I'm probably misunderstanding the formulations, but shouldn't F include the prey preference exponent d_p like in eq. 4.21?

lentinj commented 5 months ago

shouldn't F include the prey preference exponent d_p like in eq. 4.21?

It's a really good question. totalfleet, as implemented today, doesn't have any prey preference, which is why it's not included above. But the nascent g3a_predate_catchability_predator does:

g3a_predate_catchability_predator <- function (
        prey_preferences = 1,
        . . . ) {
    list(
        suit = f_substitute(quote(
                (suit_f * stock__energycontent * stock_ss(stock__num) * stock_ss(stock__wgt))^prey_preference
            ), list(
                prey_preference = list_to_stock_switch(prey_preferences) )),

It would be equally easy to add prey_preferences as an argument to g3a_predate(), and make it available regardless of the catchability method used. But (similar to the above) I reasoned it would be easier to see what a catchability method does if everything is in the formula, even if it means repeating ourselves a few times if we have to add prey_preference to totalfleet (e.g.).

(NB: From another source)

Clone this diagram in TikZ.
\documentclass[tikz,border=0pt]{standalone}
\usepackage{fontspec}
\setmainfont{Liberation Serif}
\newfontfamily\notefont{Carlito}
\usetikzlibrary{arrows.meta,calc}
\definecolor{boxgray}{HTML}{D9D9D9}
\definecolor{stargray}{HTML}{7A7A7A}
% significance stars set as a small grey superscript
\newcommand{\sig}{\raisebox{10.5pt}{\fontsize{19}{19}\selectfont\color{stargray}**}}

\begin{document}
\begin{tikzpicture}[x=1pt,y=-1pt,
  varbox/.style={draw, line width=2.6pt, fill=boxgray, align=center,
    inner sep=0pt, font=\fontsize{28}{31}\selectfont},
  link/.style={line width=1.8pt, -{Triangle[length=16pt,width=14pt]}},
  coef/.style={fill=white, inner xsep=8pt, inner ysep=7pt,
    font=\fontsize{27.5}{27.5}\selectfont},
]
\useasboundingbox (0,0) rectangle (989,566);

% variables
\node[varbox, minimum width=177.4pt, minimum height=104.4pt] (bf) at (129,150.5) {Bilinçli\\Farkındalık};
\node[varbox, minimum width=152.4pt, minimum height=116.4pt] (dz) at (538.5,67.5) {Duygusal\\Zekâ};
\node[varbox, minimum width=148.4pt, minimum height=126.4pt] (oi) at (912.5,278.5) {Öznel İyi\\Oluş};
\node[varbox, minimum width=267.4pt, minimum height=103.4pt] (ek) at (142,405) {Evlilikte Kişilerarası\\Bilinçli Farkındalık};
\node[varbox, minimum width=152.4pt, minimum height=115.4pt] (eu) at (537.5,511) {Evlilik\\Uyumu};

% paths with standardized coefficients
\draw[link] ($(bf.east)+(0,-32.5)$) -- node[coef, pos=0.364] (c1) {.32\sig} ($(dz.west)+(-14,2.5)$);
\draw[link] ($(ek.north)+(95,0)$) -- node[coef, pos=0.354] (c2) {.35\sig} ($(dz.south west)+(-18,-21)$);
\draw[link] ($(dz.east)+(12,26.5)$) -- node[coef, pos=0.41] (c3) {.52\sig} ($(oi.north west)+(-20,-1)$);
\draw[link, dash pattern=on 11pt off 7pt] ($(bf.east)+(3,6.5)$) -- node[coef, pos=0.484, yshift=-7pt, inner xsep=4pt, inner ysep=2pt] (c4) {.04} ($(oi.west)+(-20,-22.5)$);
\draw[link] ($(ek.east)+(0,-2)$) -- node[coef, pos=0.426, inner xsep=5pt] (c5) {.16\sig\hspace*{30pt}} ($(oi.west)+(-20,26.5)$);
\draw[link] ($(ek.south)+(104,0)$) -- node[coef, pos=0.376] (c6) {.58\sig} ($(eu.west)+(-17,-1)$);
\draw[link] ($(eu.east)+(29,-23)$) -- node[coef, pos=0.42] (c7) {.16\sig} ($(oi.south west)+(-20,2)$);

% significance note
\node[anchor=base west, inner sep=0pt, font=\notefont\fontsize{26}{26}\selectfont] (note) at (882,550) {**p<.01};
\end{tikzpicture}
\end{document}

lentinj commented 5 months ago

Right, this is getting somewhere now. The most interesting part is probably the final commit, with the g3a_predate_catchability_predator implementation, and it's defaults:

https://github.com/gadget-framework/gadget3/blob/037a916beac5d9faf00efcf3804e8d7987636d65/R/action_predate.R#L101-L138

energycontent & half feeding are implemented as non-optimised parameters by prey & predator respectively. This feels like the most "gadget3" way to do them. As with elsewhere the implementation could be customised by overriding the parameter, e.g. to be seasonal.

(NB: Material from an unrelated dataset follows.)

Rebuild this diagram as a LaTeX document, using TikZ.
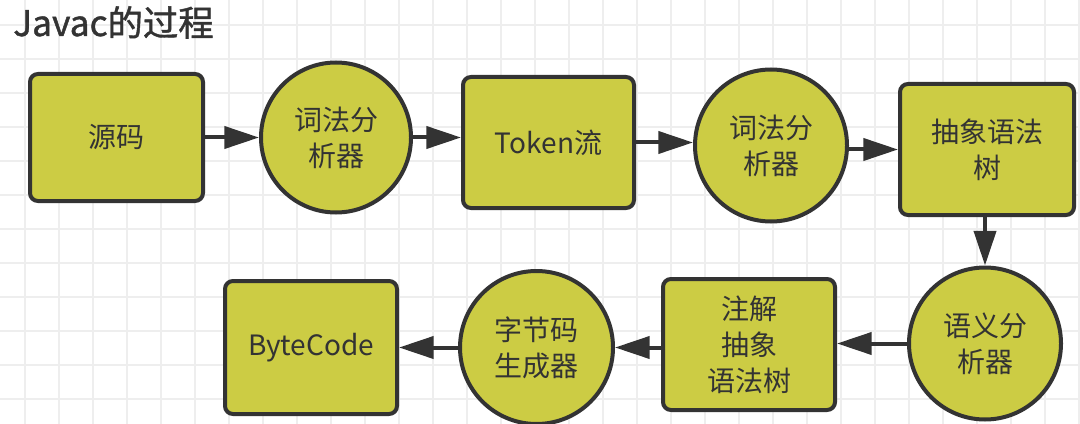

Seem reasonable? Are there any defaults you'd change?

The next step is to tidy up internal uses of __predby_ and replace with the new __cons. Once that's done, we can think about switching g3_fit over too and removing the compatibility layer.

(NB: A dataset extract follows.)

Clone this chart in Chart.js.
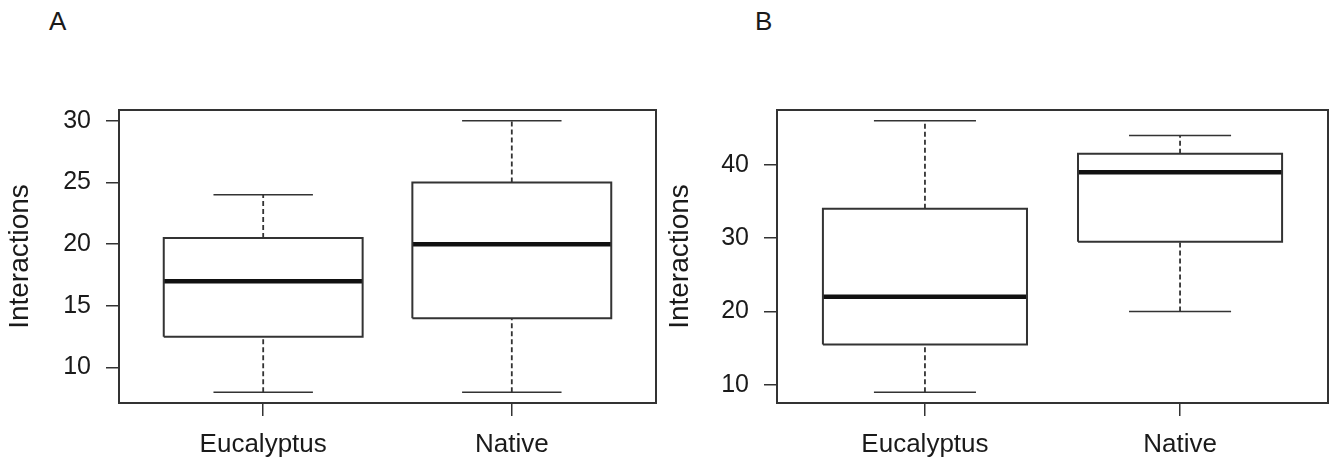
<!DOCTYPE html>
<html>
<head>
<meta charset="utf-8">
<script src="https://cdn.jsdelivr.net/npm/chart.js@4"></script>
<style>
  body { margin: 0; background: #fff; }
  .panel { position: absolute; top: 0; height: 459px; }
  .tag { position: absolute; top: 6px; font: 26px "Liberation Sans", Arial, sans-serif; color: #1a1a1a; }
</style>
</head>
<body>
<div class="tag" style="left:49px">A</div>
<div class="tag" style="left:755px">B</div>
<div class="panel" style="left:0;width:664px"><canvas id="chartA"></canvas></div>
<div class="panel" style="left:660px;width:669px"><canvas id="chartB"></canvas></div>
<script>
const categories = ['Eucalyptus', 'Native'];

// panel A
const yTicksA = [10, 15, 20, 25, 30];
const minA = [8, 8];
const q1A = [12.5, 14];
const medianA = [17, 20];
const q3A = [20.5, 25];
const maxA = [24, 30];

// panel B
const yTicksB = [10, 20, 30, 40];
const minB = [9, 20];
const q1B = [15.5, 29.5];
const medianB = [22, 39];
const q3B = [34, 41.5];
const maxB = [46, 44];

const FONT = '"Liberation Sans", Arial, sans-serif';
const INK = '#333';
const TEXT = '#1a1a1a';

function line(points, opts) {
    return Object.assign({
        data: points,
        showLine: true,
        pointRadius: 0,
        borderColor: INK,
        borderWidth: 1.5,
        fill: false,
        tension: 0
    }, opts);
}

function boxDatasets(mins, q1s, meds, q3s, maxs) {
    const sets = [];
    categories.forEach(function (c, i) {
        const x = i + 1;
        const hw = 0.4, cw = 0.2;
        sets.push(line([{x: x, y: q3s[i]}, {x: x, y: maxs[i]}], {borderDash: [5, 3], borderWidth: 1.8}));
        sets.push(line([{x: x, y: mins[i]}, {x: x, y: q1s[i]}], {borderDash: [5, 3], borderWidth: 1.8}));
        sets.push(line([{x: x - cw, y: maxs[i]}, {x: x + cw, y: maxs[i]}]));
        sets.push(line([{x: x - cw, y: mins[i]}, {x: x + cw, y: mins[i]}]));
        sets.push(line([
            {x: x - hw, y: q1s[i]}, {x: x + hw, y: q1s[i]},
            {x: x + hw, y: q3s[i]}, {x: x - hw, y: q3s[i]},
            {x: x - hw, y: q1s[i]}
        ], {borderWidth: 2, borderJoinStyle: 'miter'}));
        sets.push(line([{x: x - hw, y: meds[i]}, {x: x + hw, y: meds[i]}], {borderWidth: 4.5, borderColor: '#111'}));
    });
    return sets;
}

// R-style frame around the plot region
const framePlugin = {
    id: 'frame',
    afterDraw(chart) {
        const a = chart.chartArea, g = chart.ctx;
        g.save();
        g.strokeStyle = INK;
        g.lineWidth = 2;
        g.strokeRect(a.left, a.top, a.right - a.left, a.bottom - a.top);
        g.restore();
    }
};

function makeChart(id, datasets, yTicks, yMin, yMax, axisWidth, padRight) {
    const ctx = document.getElementById(id).getContext('2d');
    return new Chart(ctx, {
        type: 'scatter',
        data: { datasets: datasets },
        plugins: [framePlugin],
        options: {
            responsive: true,
            maintainAspectRatio: false,
            animation: false,
            layout: { padding: { top: 110, right: padRight, left: 0, bottom: 0 } },
            plugins: { legend: { display: false }, tooltip: { enabled: false } },
            scales: {
                x: {
                    type: 'linear',
                    min: 0.42,
                    max: 2.58,
                    afterBuildTicks: function (s) { s.ticks = categories.map(function (c, i) { return {value: i + 1}; }); },
                    afterFit: function (s) { s.height = 56; },
                    ticks: {
                        callback: function (v) { return categories[v - 1]; },
                        font: { family: FONT, size: 26 },
                        color: TEXT,
                        padding: 13,
                        maxRotation: 0,
                        autoSkip: false
                    },
                    grid: { drawOnChartArea: false, tickLength: 13, color: INK, lineWidth: 1.5 },
                    border: { display: false }
                },
                y: {
                    min: yMin,
                    max: yMax,
                    afterBuildTicks: function (s) { s.ticks = yTicks.map(function (v) { return {value: v}; }); },
                    afterFit: function (s) { s.width = axisWidth; },
                    ticks: {
                        font: { family: FONT, size: 25 },
                        color: TEXT,
                        padding: 15
                    },
                    grid: { drawOnChartArea: false, tickLength: 13, color: INK, lineWidth: 1.5 },
                    border: { display: false },
                    title: {
                        display: true,
                        text: 'Interactions',
                        font: { family: FONT, size: 28 },
                        color: TEXT,
                        padding: { top: 3, bottom: 0 }
                    }
                }
            }
        }
    });
}

makeChart('chartA', boxDatasets(minA, q1A, medianA, q3A, maxA), yTicksA, 7.12, 30.88, 119, 8);
makeChart('chartB', boxDatasets(minB, q1B, medianB, q3B, maxB), yTicksB, 7.52, 47.48, 117, 1);
</script>
</body>
</html>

The code to make feeding level available to growth also needs to be added. I have code locally to do this, but it doesn't take overconsumption into account yet.

vbartolino commented 5 months ago

I always thought about the feeding level as a function responding to prey density more than their absolute value. This might be relevant in the case of more than one area of different size, unless an area specific half_feeding_f is provided by the user. Do you agree?

lentinj commented 5 months ago

Maybe what we're missing is an extra term for area size? But that said, I can imagine other reasons for having an area-specific half_feeding_f. We can't do g3_parameterized('half_feeding', by_area = TRUE) yet, but it wouldn't be a problem to do so, just a case of copying the code for by_age.

vbartolino commented 5 months ago

We can't do g3_parameterized('half_feeding', by_area = TRUE) yet, but it wouldn't be a problem to do so

it seems a good idea to me

lentinj commented 5 months ago

Yes, g3_parameterized('half_feeding', by_area = TRUE) really is a problem, but by the time I'd remembered that I was too far down the road of sorting it. It's mostly done, but parked in #153 for now so we can get predation finished first.

lentinj commented 5 months ago

The stuff in the rewritten-predation branch starting to look useful. You can see a brief example of how to use it here: https://github.com/gadget-framework/gadget3/blob/rewritten-predation/tests/test-action_predate-predator.R

The main thing to think about before merging is what to do about the feeding level, in particular whether we need to compensate for understocking. I know how to do it, I'd just rather avoid it if I can :)

The other thing I'd like to have a go at is removing pred_area from the __cons array (new predator-prey arrays). In single-area models it doesn't matter, but carting about a heap of zeros for each area in the model is very wasteful. It creates some awkward edge cases for predation, but at least removing it at the time of reporting seems worthwhile. EDIT: This is done now.